Although the number of investable properties in developing regions has increased sharply in recent years, those of high enough quality are still limited in Asia Pacific when compared with North America and Europe.  For this reason, Chinese institutional investors are expected to focus on premier office investment opportunities in gateway cities, which are capable of generating stable Return on Investment (ROI) in the short term, such as the premier offices in international gateway cities.

Markets marked by high transparency, including the UK, US, Canada, and Australia, as well as Asian markets that are adjacent to the Chinese mainland with similar cultural backgrounds, such as Thailand, Hong Kong, Singapore and Malaysia, will likely be the major destinations for Chinese real estate investors in the future.
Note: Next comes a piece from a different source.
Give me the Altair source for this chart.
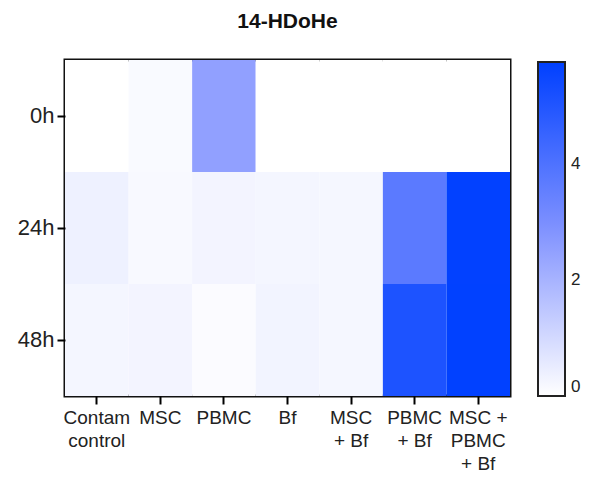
import altair as alt
import pandas as pd

conditions = ["Contam\ncontrol", "MSC", "PBMC", "Bf", "MSC\n+ Bf", "PBMC\n+ Bf", "MSC +\nPBMC\n+ Bf"]
timepoints = ["0h", "24h", "48h"]
values_0h = [0.0, 0.13, 2.5, 0.0, 0.0, 0.0, 0.0]
values_24h = [0.38, 0.15, 0.28, 0.25, 0.22, 3.7, 5.7]
values_48h = [0.24, 0.28, 0.1, 0.3, 0.22, 5.1, 5.72]
color_ticks = [0, 2, 4]

rows = []
for t, vals in zip(timepoints, [values_0h, values_24h, values_48h]):
    for c, v in zip(conditions, vals):
        rows.append({"cond": c, "time": t, "value": v})
df = pd.DataFrame(rows)

chart = alt.Chart(df).mark_rect().encode(
    x=alt.X("cond:N", sort=conditions, title=None,
            axis=alt.Axis(labelAngle=0, labelExpr="split(datum.label, '\\n')",
                          labelFontSize=19, labelLineHeight=23, labelColor="#222",
                          labelFont="Liberation Sans", tickColor="black", tickWidth=2,
                          tickSize=8, domain=False, labelPadding=4, labelBaseline="top")),
    y=alt.Y("time:N", sort=timepoints, title=None,
            axis=alt.Axis(labelFontSize=22, labelColor="#222", labelFont="Liberation Sans",
                          tickColor="black", tickWidth=2, tickSize=8, domain=False,
                          labelPadding=3)),
    color=alt.Color("value:Q",
                    scale=alt.Scale(domain=[0, 2.875, 5.75],
                                    range=["#ffffff", "#8092ff", "#0040ff"],
                                    interpolate="rgb"),
                    legend=alt.Legend(title=None, orient="none", legendX=473, legendY=2,
                                      direction="vertical", gradientLength=334,
                                      gradientThickness=27, gradientStrokeColor="#222",
                                      gradientStrokeWidth=2, values=color_ticks,
                                      labelFontSize=17, labelFont="Liberation Sans",
                                      labelColor="#222", labelOffset=6)),
).properties(
    width=445,
    height=336,
    title=alt.TitleParams("14-HDoHe", fontSize=21, font="Liberation Sans",
                          fontWeight="bold", color="#111", offset=28, anchor="middle"),
    autosize=alt.AutoSizeParams(type="none"),
    padding={"left": 57, "top": 52, "right": 72, "bottom": 83},
).configure_view(stroke="#111", strokeWidth=3)

chart.save("out.html", embed_options={"renderer": "svg", "actions": False})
Marc Giuffrida, Executive Director, CBRE’s Global Capital Markets, commented, “Chinese insurance institutions are already well established in domestic markets, but following a series of government policy changes, they will look to target overseas commercial real estate markets.  The insurance industry, in particular, is thriving; buoyed by ever-increasing funds they will target gateway cities around the world such as London, New York, Toronto, Singapore and Sydney in increasingly large amounts.  The low liquidity, value-added potential and stable cash flow of prime office and retail assets offers a perfect match for these investors.

“Compared with developed countries, the allocation by Chinese insurance companies to overseas real estate investment is still relatively low, even with a modest increase in allocations given the capital base the flows could be quite substantial.  Using the Malaysian and Korean outbound investing experience as a guide, big industry leaders will lead the way, but once they demonstrate success the rest of the industry is expected to follow.”

Real estate investing is relatively new for these investors, with Chinese insurance funds only permitted to invest in real estate beginning in 2009 when changes to government policy were made.  Further regulation changes now permit insurance companies to invest a maximum of 15% of their total assets as of the end of the last quarter in ‘non-self-use’ real estate.

The new regulations are well measured to encourage sustainable investing through the cycle.  For example, investing is limited to “mature retail and office properties with stable income, located at the central areas of the major cities in 25 developed markets,” including the US, UK, Hong Kong, and Australia.  This also includes listed real estate investment trust funds (REITs) in these 25 countries or regions.  The investment total is limited to a maximum of 15% of the insurance institution’s total assets at the end of its previous fiscal year.

“There has been significant Chinese private and corporate investment in development sites in both Cambodia and Laos, but to date only limited investment in Thailand.  Chinese direct property investment in Thailand has been through joint ventures with Thai partners due to the restrictions on foreign ownership,” commented David Simister, Chairman of CBRE Thailand.

Frank Chen, Head of Research – China, CBRE, commented, “Most of the Chinese investors with sufficient capital are now facing limited domestic investment channels.  Factor in the escalating purchasing power enabled by the continuous appreciation of the RMB and now is the ideal time for Chinese capital to enter the overseas market – not only institutional investors targeting stable income flow with moderate long-term risk, but also individuals who are looking for opportunities to preserve and create wealth as well as to immigrate or gain a better education for their children.  In addition, companies that are initiating new growth points, seeking more diversified investment channels and expecting to learn from the best international practices are also looking further afield.”